**Exercise instructions:** Pictures are to be left out. Copy exactly the lines from the one containing "Clone this chart in matplotlib." to the one containing "plt.rcParams['font.family'] = ['Open", both ends kept.

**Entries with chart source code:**
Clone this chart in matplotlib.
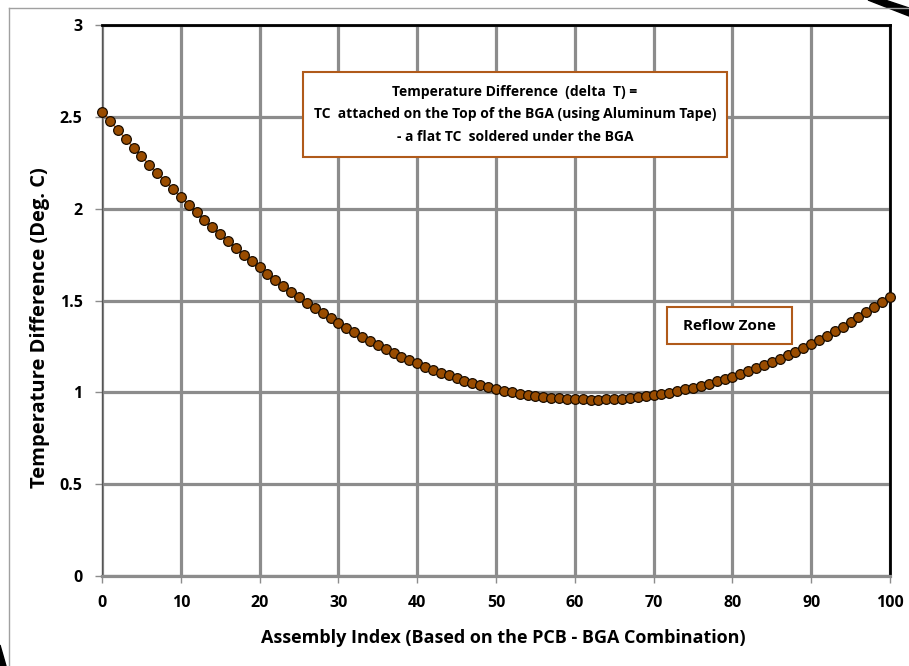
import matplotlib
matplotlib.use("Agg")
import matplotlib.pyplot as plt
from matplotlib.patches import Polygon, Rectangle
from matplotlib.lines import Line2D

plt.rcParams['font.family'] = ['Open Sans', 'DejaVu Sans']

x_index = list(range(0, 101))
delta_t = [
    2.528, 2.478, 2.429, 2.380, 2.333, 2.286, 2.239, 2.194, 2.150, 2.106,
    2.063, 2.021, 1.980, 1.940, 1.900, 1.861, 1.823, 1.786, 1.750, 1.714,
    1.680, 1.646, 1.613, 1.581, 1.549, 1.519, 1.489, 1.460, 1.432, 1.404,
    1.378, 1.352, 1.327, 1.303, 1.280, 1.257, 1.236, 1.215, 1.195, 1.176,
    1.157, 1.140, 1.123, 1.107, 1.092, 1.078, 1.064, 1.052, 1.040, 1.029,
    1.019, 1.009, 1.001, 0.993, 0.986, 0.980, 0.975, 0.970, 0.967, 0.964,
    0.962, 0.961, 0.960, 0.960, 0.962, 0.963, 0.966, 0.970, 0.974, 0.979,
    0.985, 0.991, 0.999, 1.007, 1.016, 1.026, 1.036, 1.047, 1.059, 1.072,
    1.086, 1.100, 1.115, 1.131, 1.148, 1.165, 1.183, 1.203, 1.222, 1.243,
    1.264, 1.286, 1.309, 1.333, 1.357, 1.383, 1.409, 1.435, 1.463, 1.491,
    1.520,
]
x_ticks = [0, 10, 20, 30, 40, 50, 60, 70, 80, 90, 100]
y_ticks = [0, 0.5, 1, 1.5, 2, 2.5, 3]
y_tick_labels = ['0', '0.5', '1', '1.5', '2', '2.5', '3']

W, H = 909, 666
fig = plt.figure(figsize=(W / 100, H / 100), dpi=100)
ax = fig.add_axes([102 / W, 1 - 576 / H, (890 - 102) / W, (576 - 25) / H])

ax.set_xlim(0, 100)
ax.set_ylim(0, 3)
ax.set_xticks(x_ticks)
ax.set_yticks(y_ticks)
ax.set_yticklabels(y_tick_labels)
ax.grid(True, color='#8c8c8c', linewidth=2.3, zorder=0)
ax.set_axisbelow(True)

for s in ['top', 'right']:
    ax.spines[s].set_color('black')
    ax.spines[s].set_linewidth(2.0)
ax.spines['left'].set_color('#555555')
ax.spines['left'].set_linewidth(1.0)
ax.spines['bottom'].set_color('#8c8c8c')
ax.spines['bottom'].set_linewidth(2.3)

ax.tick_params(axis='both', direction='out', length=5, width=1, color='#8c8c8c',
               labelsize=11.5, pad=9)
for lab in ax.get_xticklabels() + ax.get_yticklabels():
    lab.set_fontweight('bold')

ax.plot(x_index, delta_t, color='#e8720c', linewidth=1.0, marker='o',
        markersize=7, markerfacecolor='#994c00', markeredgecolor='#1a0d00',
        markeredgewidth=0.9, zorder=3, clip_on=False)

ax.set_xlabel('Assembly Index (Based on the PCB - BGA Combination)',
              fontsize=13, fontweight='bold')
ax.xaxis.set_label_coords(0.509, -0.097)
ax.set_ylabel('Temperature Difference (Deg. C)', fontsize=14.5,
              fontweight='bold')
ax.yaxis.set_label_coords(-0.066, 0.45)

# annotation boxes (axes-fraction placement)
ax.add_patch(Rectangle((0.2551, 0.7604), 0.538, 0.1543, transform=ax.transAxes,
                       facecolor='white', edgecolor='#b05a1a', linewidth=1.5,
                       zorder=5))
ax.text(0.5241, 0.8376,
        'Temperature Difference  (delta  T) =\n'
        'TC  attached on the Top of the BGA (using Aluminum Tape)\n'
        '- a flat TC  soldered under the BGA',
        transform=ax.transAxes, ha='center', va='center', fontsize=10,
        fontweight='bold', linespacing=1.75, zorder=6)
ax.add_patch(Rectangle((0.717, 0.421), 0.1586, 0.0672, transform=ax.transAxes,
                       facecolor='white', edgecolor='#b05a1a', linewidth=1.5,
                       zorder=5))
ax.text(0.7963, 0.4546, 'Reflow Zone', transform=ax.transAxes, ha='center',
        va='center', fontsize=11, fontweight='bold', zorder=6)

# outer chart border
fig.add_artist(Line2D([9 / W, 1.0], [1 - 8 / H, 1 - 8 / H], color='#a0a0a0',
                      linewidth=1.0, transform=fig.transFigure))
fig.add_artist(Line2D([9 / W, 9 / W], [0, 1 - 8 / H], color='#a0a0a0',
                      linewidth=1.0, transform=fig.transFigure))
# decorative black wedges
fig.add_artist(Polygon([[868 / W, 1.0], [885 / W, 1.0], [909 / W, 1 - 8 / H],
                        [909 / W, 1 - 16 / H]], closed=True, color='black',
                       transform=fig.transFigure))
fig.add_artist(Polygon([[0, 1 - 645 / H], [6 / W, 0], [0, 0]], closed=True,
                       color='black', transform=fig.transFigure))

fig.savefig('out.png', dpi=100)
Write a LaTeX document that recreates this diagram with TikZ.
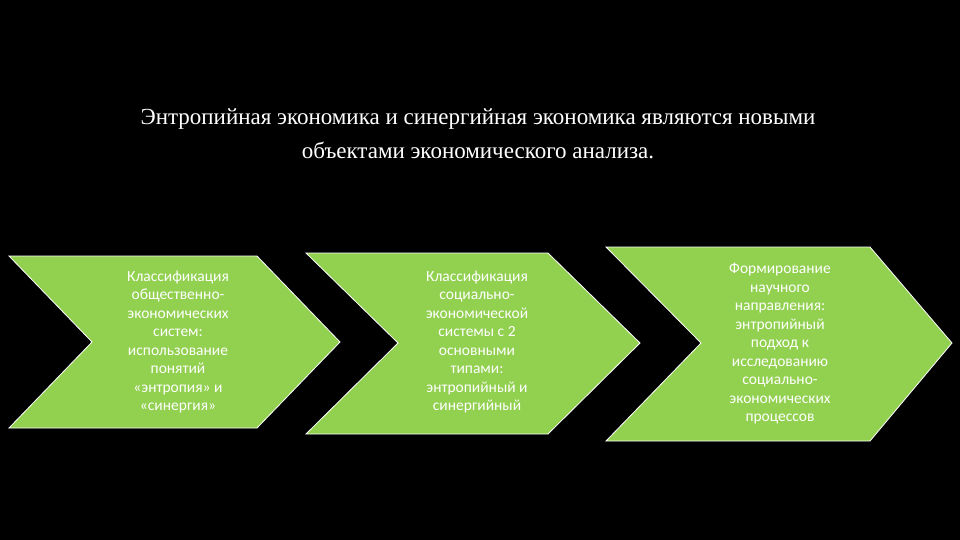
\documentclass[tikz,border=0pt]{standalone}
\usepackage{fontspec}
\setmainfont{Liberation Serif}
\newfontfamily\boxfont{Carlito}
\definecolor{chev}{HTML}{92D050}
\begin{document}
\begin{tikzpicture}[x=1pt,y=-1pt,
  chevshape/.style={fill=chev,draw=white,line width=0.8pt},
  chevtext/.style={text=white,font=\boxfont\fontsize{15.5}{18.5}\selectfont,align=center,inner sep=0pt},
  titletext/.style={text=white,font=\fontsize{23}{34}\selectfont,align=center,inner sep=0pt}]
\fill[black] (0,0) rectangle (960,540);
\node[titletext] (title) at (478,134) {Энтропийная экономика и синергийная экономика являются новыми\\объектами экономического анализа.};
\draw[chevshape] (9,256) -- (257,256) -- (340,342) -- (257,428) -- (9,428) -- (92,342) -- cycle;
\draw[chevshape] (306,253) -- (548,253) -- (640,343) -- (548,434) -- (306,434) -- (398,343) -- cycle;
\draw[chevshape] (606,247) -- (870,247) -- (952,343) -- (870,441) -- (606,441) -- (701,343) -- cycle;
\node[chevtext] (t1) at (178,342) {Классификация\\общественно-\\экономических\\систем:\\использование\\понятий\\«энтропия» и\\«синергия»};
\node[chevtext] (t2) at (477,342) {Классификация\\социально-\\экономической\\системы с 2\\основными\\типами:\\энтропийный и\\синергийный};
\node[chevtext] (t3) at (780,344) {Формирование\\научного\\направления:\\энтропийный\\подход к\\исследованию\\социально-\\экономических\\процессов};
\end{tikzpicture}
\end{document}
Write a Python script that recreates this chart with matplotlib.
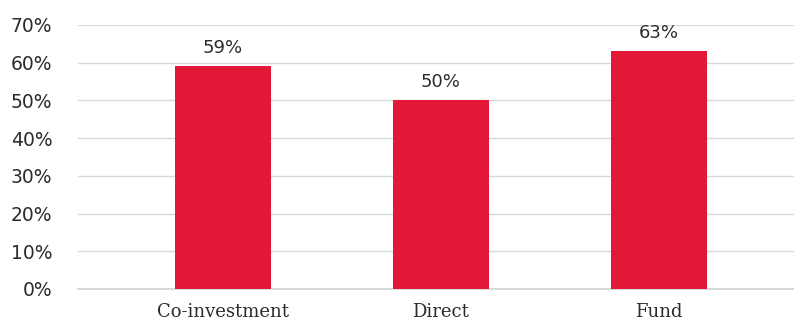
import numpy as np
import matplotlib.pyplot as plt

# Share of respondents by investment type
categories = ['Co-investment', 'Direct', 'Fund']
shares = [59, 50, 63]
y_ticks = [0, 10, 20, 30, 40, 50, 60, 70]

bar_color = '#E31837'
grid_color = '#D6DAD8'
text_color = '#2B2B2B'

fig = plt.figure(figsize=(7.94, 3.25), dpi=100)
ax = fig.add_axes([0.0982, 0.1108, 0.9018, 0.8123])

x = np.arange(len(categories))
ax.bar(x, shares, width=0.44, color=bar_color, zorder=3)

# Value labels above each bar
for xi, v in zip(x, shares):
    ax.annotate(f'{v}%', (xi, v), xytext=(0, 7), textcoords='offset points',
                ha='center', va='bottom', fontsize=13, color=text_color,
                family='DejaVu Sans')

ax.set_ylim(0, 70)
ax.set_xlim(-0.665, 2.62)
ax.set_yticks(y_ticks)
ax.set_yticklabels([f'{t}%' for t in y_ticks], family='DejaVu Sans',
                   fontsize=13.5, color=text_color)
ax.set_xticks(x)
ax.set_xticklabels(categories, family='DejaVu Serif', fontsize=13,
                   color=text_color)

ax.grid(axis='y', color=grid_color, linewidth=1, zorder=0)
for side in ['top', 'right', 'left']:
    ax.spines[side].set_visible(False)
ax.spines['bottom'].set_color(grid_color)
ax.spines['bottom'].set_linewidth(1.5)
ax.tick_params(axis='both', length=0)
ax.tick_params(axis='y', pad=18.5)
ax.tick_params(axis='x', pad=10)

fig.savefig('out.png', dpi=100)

--

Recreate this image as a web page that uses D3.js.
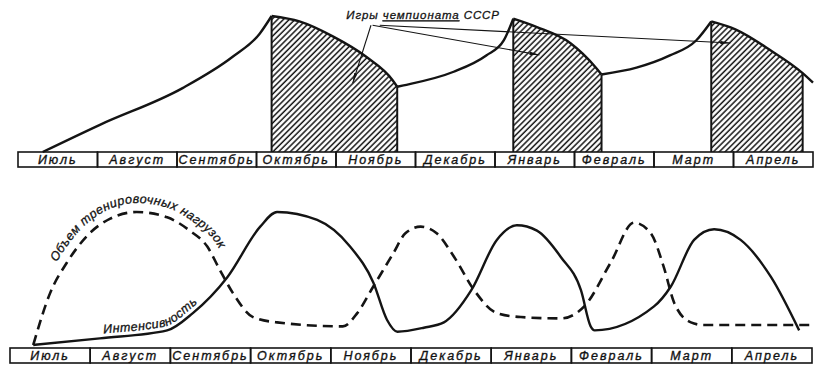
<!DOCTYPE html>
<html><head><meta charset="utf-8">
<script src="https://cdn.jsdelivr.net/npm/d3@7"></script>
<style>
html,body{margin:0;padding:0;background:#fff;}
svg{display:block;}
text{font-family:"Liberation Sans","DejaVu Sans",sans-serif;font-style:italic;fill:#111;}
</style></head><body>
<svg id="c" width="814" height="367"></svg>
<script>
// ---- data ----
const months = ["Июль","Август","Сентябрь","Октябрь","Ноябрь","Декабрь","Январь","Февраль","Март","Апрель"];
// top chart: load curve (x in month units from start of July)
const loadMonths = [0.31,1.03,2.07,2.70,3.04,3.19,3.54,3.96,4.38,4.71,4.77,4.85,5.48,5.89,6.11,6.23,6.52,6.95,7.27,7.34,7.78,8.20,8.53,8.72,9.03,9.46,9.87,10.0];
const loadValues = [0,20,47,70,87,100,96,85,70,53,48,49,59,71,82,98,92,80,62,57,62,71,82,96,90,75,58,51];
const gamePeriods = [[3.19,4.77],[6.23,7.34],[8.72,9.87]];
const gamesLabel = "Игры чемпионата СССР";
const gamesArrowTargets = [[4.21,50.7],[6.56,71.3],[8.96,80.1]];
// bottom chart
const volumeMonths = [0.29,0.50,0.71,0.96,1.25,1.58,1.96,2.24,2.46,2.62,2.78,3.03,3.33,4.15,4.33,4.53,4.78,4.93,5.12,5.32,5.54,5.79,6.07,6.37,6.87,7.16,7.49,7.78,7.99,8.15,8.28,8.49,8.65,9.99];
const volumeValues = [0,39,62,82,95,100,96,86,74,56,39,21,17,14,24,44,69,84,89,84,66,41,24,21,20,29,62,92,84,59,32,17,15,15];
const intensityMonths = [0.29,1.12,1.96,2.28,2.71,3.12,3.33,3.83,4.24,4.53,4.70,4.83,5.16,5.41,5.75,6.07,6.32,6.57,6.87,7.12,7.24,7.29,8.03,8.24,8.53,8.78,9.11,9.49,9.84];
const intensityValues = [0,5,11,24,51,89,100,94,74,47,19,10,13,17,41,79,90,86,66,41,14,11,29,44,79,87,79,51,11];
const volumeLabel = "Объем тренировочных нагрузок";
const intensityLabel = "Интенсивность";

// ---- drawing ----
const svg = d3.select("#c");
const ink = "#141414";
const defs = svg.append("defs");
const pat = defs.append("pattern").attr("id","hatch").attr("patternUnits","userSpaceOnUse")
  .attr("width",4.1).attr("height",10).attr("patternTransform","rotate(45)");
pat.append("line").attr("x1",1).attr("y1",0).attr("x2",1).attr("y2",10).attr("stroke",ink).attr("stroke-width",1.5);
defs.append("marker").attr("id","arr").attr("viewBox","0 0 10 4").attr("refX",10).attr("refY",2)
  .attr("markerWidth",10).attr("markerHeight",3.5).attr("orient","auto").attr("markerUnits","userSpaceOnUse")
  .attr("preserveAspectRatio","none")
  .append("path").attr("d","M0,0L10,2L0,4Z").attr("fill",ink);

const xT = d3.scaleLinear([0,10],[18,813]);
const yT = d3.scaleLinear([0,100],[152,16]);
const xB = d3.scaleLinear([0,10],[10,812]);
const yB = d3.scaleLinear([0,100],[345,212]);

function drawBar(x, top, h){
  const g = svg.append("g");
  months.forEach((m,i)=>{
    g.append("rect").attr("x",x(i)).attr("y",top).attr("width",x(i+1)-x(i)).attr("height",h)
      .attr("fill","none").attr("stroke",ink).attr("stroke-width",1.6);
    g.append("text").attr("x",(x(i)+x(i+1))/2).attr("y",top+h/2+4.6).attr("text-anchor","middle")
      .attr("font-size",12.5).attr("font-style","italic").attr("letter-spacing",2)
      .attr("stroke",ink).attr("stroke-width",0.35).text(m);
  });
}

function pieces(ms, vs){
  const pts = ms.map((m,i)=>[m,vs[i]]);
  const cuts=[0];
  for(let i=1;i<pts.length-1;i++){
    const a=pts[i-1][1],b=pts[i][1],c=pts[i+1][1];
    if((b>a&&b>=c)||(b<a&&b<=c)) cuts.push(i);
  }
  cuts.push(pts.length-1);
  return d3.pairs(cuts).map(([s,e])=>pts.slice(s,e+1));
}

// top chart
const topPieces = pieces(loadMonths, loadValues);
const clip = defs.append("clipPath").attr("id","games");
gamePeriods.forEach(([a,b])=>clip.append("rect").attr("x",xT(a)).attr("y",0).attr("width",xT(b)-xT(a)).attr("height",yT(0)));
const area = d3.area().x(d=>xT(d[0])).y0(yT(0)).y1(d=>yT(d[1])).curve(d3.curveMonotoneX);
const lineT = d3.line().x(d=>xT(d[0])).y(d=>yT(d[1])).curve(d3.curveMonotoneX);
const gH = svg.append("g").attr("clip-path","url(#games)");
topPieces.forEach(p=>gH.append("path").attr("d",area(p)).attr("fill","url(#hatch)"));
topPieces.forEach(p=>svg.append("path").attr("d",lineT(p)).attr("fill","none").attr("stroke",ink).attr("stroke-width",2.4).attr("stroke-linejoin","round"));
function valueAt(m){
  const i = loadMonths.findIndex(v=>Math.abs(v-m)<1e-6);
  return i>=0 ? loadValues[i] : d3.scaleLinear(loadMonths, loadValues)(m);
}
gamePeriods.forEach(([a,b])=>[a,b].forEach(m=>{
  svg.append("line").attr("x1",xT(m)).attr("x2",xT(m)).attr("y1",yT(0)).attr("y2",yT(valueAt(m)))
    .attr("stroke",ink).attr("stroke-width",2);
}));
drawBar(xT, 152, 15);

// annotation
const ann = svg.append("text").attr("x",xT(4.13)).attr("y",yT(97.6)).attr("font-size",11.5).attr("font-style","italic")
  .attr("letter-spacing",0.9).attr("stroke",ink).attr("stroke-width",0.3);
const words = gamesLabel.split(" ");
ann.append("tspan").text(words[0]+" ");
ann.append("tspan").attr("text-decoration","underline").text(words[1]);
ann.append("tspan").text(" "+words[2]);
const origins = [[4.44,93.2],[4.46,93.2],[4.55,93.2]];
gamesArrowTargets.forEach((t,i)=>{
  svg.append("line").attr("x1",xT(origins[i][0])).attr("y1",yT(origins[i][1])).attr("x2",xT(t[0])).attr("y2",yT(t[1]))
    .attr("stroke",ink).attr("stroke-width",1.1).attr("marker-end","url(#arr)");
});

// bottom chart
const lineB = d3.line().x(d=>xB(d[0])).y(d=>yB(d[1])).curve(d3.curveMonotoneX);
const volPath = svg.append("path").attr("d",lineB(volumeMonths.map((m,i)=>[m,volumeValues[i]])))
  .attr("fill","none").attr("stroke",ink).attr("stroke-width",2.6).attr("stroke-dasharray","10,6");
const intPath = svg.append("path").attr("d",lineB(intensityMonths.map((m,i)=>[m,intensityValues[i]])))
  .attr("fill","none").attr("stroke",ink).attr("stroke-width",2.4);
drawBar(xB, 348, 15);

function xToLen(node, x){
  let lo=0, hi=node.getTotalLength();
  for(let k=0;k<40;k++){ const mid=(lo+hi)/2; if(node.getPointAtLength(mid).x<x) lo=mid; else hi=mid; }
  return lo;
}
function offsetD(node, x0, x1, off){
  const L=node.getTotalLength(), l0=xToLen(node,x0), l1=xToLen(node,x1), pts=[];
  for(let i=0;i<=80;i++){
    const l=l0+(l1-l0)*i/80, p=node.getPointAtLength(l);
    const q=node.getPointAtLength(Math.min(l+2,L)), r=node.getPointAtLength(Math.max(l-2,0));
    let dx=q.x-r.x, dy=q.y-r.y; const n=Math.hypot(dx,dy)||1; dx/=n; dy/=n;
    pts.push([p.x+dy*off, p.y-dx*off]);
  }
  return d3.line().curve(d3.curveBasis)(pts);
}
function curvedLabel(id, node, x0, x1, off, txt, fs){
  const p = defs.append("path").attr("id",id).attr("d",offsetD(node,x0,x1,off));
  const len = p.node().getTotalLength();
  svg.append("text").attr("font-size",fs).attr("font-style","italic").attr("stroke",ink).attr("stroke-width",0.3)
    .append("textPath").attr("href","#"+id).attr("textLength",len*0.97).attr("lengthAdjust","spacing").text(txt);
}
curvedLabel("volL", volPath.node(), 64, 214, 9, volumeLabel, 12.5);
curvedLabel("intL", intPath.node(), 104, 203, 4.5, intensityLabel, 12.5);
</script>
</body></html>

**Exercise response:**
Clone this chart in matplotlib.
import matplotlib
matplotlib.use("Agg")
import matplotlib.pyplot as plt
from matplotlib.patches import Polygon, Rectangle
from matplotlib.lines import Line2D

plt.rcParams['font.family'] = ['Open Sans', 'DejaVu Sans']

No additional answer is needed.